-- BEGIN --

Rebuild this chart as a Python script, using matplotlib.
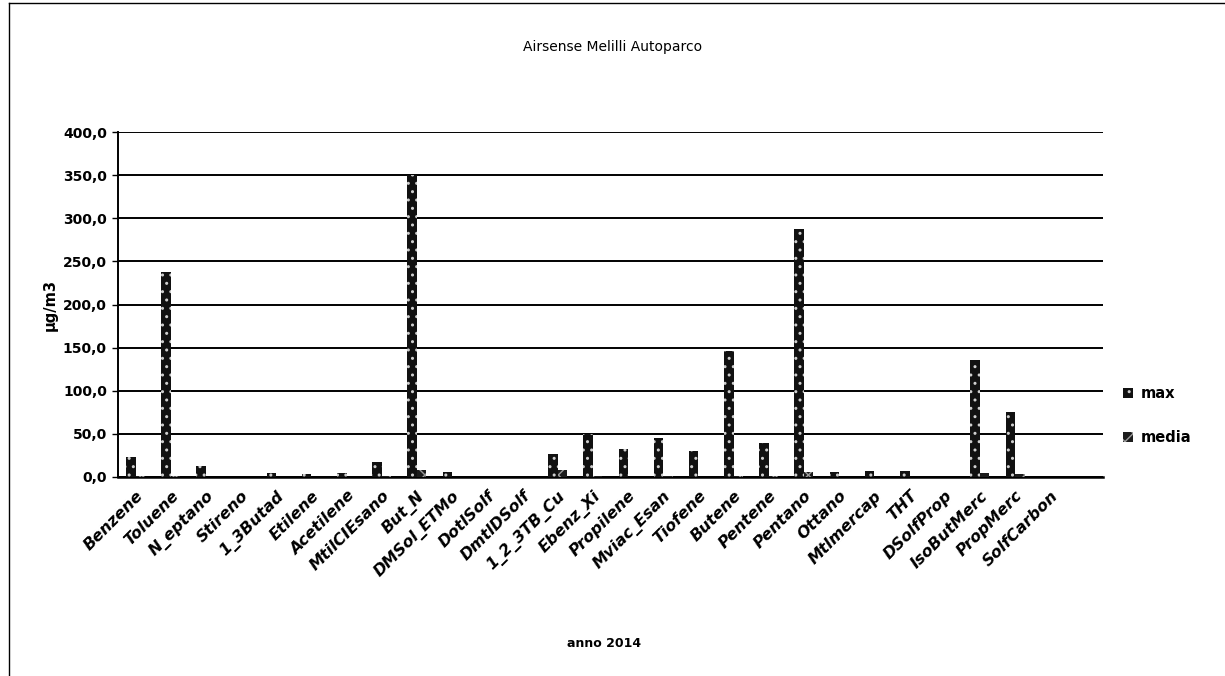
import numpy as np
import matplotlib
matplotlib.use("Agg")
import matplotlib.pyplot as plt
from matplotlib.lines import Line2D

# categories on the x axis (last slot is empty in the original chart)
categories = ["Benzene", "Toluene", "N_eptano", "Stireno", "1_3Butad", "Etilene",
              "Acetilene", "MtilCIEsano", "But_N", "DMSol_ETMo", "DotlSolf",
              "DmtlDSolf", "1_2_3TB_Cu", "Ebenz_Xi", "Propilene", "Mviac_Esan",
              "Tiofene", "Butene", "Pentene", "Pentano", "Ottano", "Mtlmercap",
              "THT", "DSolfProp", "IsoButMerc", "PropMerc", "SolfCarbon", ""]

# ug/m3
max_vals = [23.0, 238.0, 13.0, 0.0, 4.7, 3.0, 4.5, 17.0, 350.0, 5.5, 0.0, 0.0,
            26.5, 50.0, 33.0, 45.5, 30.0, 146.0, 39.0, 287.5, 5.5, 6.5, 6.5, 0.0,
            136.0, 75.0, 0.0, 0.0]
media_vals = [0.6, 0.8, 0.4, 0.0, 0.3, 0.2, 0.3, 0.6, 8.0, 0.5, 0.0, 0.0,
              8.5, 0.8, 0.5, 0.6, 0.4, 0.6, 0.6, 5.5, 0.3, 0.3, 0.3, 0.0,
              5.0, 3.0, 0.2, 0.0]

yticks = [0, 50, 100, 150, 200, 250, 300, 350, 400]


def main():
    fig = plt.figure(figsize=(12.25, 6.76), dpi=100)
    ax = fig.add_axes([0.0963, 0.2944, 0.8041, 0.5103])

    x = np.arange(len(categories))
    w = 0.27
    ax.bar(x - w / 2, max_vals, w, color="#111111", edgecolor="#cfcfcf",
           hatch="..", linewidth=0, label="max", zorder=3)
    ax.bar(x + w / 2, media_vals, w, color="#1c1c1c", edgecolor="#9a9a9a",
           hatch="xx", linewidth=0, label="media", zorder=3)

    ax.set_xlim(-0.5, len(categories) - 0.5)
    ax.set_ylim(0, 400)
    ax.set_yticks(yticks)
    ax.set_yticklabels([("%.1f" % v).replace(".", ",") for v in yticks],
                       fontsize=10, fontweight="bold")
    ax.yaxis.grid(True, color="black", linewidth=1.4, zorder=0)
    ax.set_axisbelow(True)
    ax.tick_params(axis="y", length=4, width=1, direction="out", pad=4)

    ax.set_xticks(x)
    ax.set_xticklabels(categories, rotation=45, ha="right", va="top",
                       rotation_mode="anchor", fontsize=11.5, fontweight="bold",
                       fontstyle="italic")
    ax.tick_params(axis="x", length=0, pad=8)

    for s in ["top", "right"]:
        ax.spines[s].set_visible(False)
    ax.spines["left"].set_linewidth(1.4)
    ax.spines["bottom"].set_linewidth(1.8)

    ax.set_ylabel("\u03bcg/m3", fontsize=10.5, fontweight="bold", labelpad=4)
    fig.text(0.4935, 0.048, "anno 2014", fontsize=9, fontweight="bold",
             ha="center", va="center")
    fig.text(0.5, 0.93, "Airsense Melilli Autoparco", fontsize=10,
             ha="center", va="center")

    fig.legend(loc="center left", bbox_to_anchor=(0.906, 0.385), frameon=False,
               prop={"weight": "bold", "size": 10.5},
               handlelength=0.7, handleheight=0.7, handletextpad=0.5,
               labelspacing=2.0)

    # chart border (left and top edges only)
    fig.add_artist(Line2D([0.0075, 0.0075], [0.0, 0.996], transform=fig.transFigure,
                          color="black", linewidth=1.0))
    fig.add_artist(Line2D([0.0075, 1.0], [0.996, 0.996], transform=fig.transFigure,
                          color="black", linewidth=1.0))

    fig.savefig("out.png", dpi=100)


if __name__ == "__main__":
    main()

-- END --
-- BEGIN --

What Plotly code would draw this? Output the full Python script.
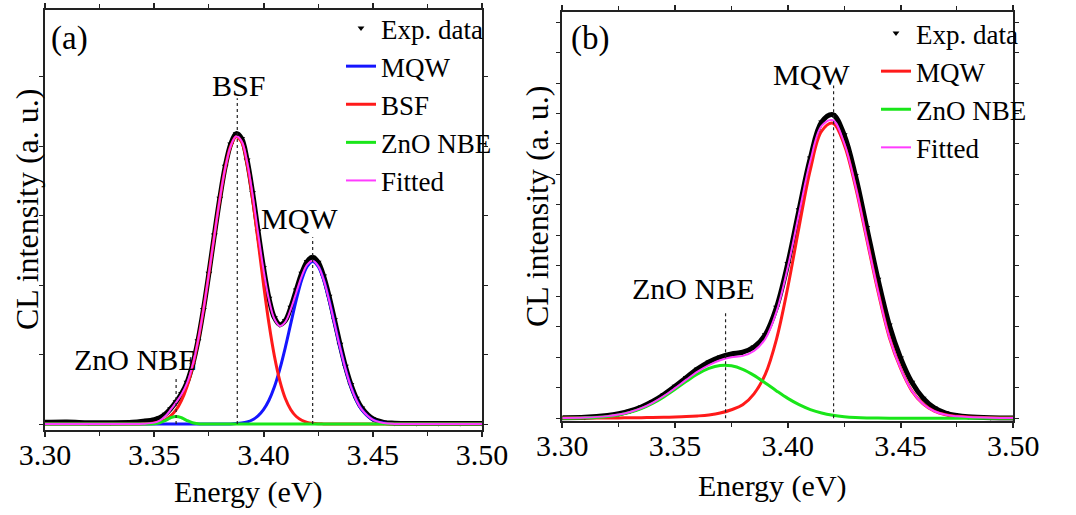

-- END --
-- BEGIN --

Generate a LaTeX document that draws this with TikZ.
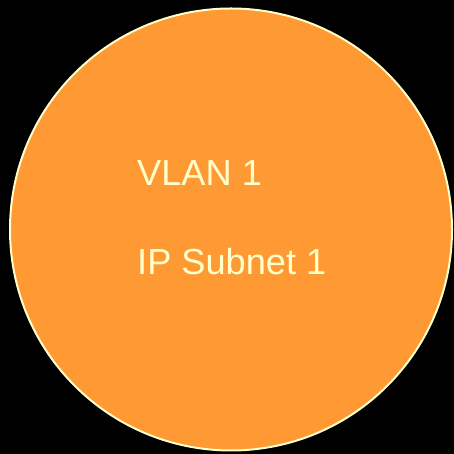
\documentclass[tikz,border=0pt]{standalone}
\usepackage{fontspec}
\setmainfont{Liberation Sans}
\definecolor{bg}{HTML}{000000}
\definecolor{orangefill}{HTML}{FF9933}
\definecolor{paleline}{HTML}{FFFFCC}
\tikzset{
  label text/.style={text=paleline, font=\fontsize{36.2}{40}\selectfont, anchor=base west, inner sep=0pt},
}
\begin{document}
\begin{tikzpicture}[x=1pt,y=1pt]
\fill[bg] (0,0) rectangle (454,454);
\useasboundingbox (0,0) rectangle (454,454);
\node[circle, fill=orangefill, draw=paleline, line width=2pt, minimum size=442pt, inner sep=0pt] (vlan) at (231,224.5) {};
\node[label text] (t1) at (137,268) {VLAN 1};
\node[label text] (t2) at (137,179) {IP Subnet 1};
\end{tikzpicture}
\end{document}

-- END --

- **Objective**
Among the entries above, take the lines from the one with "Rebuild this chart" through the one with "from matplotlib.lines import Line2D" and retype them exactly, leaving out the pictures.

- **The result**
Rebuild this chart as a Python script, using matplotlib.
import numpy as np
import matplotlib
matplotlib.use("Agg")
import matplotlib.pyplot as plt
from matplotlib.lines import Line2D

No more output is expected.